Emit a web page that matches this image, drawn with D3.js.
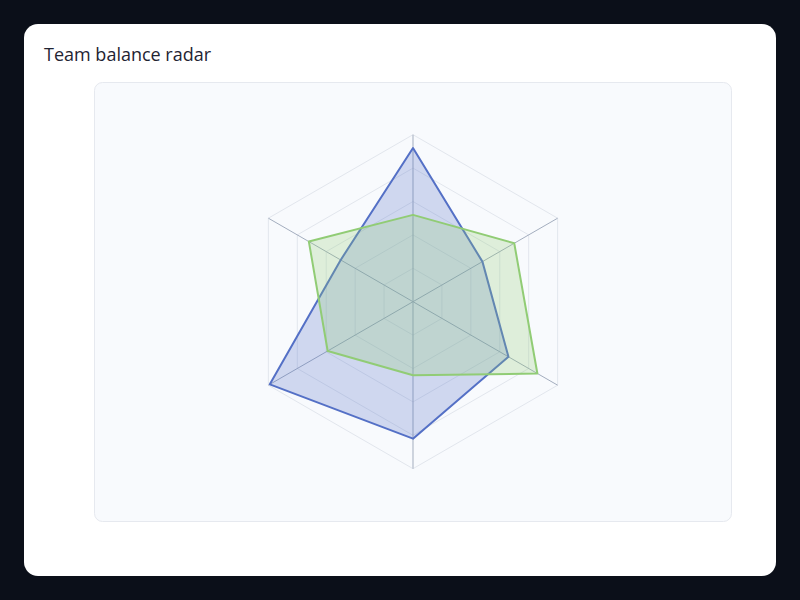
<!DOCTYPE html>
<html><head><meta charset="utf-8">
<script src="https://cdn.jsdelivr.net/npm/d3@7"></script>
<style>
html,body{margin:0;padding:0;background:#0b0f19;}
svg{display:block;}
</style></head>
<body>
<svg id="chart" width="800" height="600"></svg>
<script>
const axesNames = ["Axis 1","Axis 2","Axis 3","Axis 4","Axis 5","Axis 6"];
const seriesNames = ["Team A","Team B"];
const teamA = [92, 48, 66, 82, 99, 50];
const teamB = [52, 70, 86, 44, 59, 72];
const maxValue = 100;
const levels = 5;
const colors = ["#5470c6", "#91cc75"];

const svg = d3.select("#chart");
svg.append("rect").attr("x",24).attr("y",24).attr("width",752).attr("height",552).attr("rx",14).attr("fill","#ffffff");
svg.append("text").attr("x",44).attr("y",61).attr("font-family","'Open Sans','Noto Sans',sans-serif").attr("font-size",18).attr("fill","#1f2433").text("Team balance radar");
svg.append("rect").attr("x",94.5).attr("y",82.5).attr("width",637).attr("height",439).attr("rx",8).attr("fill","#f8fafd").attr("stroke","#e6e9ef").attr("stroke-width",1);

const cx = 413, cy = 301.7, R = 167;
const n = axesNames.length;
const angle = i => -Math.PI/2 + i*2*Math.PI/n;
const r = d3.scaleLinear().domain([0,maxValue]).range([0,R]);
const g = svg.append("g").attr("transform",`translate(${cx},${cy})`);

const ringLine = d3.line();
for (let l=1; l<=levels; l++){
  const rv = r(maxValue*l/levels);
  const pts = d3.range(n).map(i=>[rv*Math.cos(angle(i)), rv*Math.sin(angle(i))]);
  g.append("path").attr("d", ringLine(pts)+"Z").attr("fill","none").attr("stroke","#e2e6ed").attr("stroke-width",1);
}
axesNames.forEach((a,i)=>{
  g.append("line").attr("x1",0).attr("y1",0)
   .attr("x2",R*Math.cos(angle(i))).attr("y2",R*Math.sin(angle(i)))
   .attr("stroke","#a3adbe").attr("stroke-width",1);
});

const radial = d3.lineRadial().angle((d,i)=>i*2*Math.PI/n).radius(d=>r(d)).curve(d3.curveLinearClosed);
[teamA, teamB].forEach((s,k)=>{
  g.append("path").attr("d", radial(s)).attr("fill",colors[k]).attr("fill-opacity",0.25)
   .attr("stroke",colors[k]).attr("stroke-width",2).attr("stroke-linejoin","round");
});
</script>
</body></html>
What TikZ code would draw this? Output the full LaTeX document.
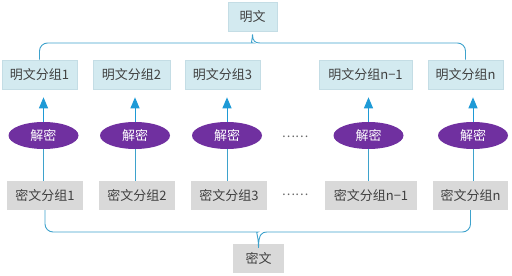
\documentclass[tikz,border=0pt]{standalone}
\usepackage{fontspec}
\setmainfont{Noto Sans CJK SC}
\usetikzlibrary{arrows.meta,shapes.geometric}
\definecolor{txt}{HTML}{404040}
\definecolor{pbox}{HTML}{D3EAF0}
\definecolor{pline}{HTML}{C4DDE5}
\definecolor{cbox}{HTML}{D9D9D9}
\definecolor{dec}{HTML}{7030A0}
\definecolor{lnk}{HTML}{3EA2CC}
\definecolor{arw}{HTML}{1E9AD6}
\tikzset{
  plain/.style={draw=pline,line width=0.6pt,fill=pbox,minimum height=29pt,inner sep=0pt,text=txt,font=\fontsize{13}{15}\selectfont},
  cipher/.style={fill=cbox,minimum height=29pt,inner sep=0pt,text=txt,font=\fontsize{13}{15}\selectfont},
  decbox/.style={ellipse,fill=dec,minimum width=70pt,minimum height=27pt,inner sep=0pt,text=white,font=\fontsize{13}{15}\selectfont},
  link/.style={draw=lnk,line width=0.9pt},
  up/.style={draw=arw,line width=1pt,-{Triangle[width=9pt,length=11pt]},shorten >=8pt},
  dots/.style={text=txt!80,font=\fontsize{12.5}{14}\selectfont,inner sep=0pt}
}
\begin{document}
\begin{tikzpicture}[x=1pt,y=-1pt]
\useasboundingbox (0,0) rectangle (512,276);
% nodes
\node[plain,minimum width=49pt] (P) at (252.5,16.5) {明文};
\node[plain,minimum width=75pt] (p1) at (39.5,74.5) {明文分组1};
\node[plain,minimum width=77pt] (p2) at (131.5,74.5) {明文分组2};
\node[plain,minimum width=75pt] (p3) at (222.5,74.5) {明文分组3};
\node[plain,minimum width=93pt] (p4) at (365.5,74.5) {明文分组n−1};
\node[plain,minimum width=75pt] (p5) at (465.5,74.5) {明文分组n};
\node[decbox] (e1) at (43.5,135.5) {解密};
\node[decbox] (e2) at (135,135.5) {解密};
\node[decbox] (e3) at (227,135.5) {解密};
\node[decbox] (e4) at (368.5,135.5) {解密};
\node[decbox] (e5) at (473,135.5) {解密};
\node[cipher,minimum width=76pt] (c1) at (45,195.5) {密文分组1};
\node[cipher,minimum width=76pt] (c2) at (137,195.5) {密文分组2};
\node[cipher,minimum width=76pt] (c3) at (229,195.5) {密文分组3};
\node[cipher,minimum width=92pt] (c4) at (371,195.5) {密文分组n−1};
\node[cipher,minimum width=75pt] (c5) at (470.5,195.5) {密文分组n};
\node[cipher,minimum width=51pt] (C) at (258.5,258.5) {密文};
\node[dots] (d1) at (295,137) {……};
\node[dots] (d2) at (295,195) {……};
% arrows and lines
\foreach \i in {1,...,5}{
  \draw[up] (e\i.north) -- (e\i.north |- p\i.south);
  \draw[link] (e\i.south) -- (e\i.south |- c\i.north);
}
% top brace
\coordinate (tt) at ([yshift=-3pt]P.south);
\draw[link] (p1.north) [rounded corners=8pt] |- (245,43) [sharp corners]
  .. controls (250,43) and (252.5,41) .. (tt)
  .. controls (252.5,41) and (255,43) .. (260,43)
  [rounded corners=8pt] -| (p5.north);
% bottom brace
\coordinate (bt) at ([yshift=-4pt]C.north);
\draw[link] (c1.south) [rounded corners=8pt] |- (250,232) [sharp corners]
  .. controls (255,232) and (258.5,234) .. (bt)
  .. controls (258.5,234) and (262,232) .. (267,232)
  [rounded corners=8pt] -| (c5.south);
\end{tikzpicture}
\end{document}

Goal: Repeat everything in the records precisely. Images are excluded from the copy.

Full solution:
Emit a web page that matches this image, drawn with D3.js.
<!DOCTYPE html>
<html><head><meta charset="utf-8">
<script src="https://cdn.jsdelivr.net/npm/d3@7"></script>
<style>
html,body{margin:0;padding:0;background:#0b0f19;}
svg{display:block;}
</style></head>
<body>
<svg id="chart" width="800" height="600"></svg>
<script>
const axesNames = ["Axis 1","Axis 2","Axis 3","Axis 4","Axis 5","Axis 6"];
const seriesNames = ["Team A","Team B"];
const teamA = [92, 48, 66, 82, 99, 50];
const teamB = [52, 70, 86, 44, 59, 72];
const maxValue = 100;
const levels = 5;
const colors = ["#5470c6", "#91cc75"];

const svg = d3.select("#chart");
svg.append("rect").attr("x",24).attr("y",24).attr("width",752).attr("height",552).attr("rx",14).attr("fill","#ffffff");
svg.append("text").attr("x",44).attr("y",61).attr("font-family","'Open Sans','Noto Sans',sans-serif").attr("font-size",18).attr("fill","#1f2433").text("Team balance radar");
svg.append("rect").attr("x",94.5).attr("y",82.5).attr("width",637).attr("height",439).attr("rx",8).attr("fill","#f8fafd").attr("stroke","#e6e9ef").attr("stroke-width",1);

const cx = 413, cy = 301.7, R = 167;
const n = axesNames.length;
const angle = i => -Math.PI/2 + i*2*Math.PI/n;
const r = d3.scaleLinear().domain([0,maxValue]).range([0,R]);
const g = svg.append("g").attr("transform",`translate(${cx},${cy})`);

const ringLine = d3.line();
for (let l=1; l<=levels; l++){
  const rv = r(maxValue*l/levels);
  const pts = d3.range(n).map(i=>[rv*Math.cos(angle(i)), rv*Math.sin(angle(i))]);
  g.append("path").attr("d", ringLine(pts)+"Z").attr("fill","none").attr("stroke","#e2e6ed").attr("stroke-width",1);
}
axesNames.forEach((a,i)=>{
  g.append("line").attr("x1",0).attr("y1",0)
   .attr("x2",R*Math.cos(angle(i))).attr("y2",R*Math.sin(angle(i)))
   .attr("stroke","#a3adbe").attr("stroke-width",1);
});

const radial = d3.lineRadial().angle((d,i)=>i*2*Math.PI/n).radius(d=>r(d)).curve(d3.curveLinearClosed);
[teamA, teamB].forEach((s,k)=>{
  g.append("path").attr("d", radial(s)).attr("fill",colors[k]).attr("fill-opacity",0.25)
   .attr("stroke",colors[k]).attr("stroke-width",2).attr("stroke-linejoin","round");
});
</script>
</body></html>
What TikZ code would draw this? Output the full LaTeX document.
\documentclass[tikz,border=0pt]{standalone}
\usepackage{fontspec}
\setmainfont{Noto Sans CJK SC}
\usetikzlibrary{arrows.meta,shapes.geometric}
\definecolor{txt}{HTML}{404040}
\definecolor{pbox}{HTML}{D3EAF0}
\definecolor{pline}{HTML}{C4DDE5}
\definecolor{cbox}{HTML}{D9D9D9}
\definecolor{dec}{HTML}{7030A0}
\definecolor{lnk}{HTML}{3EA2CC}
\definecolor{arw}{HTML}{1E9AD6}
\tikzset{
  plain/.style={draw=pline,line width=0.6pt,fill=pbox,minimum height=29pt,inner sep=0pt,text=txt,font=\fontsize{13}{15}\selectfont},
  cipher/.style={fill=cbox,minimum height=29pt,inner sep=0pt,text=txt,font=\fontsize{13}{15}\selectfont},
  decbox/.style={ellipse,fill=dec,minimum width=70pt,minimum height=27pt,inner sep=0pt,text=white,font=\fontsize{13}{15}\selectfont},
  link/.style={draw=lnk,line width=0.9pt},
  up/.style={draw=arw,line width=1pt,-{Triangle[width=9pt,length=11pt]},shorten >=8pt},
  dots/.style={text=txt!80,font=\fontsize{12.5}{14}\selectfont,inner sep=0pt}
}
\begin{document}
\begin{tikzpicture}[x=1pt,y=-1pt]
\useasboundingbox (0,0) rectangle (512,276);
% nodes
\node[plain,minimum width=49pt] (P) at (252.5,16.5) {明文};
\node[plain,minimum width=75pt] (p1) at (39.5,74.5) {明文分组1};
\node[plain,minimum width=77pt] (p2) at (131.5,74.5) {明文分组2};
\node[plain,minimum width=75pt] (p3) at (222.5,74.5) {明文分组3};
\node[plain,minimum width=93pt] (p4) at (365.5,74.5) {明文分组n−1};
\node[plain,minimum width=75pt] (p5) at (465.5,74.5) {明文分组n};
\node[decbox] (e1) at (43.5,135.5) {解密};
\node[decbox] (e2) at (135,135.5) {解密};
\node[decbox] (e3) at (227,135.5) {解密};
\node[decbox] (e4) at (368.5,135.5) {解密};
\node[decbox] (e5) at (473,135.5) {解密};
\node[cipher,minimum width=76pt] (c1) at (45,195.5) {密文分组1};
\node[cipher,minimum width=76pt] (c2) at (137,195.5) {密文分组2};
\node[cipher,minimum width=76pt] (c3) at (229,195.5) {密文分组3};
\node[cipher,minimum width=92pt] (c4) at (371,195.5) {密文分组n−1};
\node[cipher,minimum width=75pt] (c5) at (470.5,195.5) {密文分组n};
\node[cipher,minimum width=51pt] (C) at (258.5,258.5) {密文};
\node[dots] (d1) at (295,137) {……};
\node[dots] (d2) at (295,195) {……};
% arrows and lines
\foreach \i in {1,...,5}{
  \draw[up] (e\i.north) -- (e\i.north |- p\i.south);
  \draw[link] (e\i.south) -- (e\i.south |- c\i.north);
}
% top brace
\coordinate (tt) at ([yshift=-3pt]P.south);
\draw[link] (p1.north) [rounded corners=8pt] |- (245,43) [sharp corners]
  .. controls (250,43) and (252.5,41) .. (tt)
  .. controls (252.5,41) and (255,43) .. (260,43)
  [rounded corners=8pt] -| (p5.north);
% bottom brace
\coordinate (bt) at ([yshift=-4pt]C.north);
\draw[link] (c1.south) [rounded corners=8pt] |- (250,232) [sharp corners]
  .. controls (255,232) and (258.5,234) .. (bt)
  .. controls (258.5,234) and (262,232) .. (267,232)
  [rounded corners=8pt] -| (c5.south);
\end{tikzpicture}
\end{document}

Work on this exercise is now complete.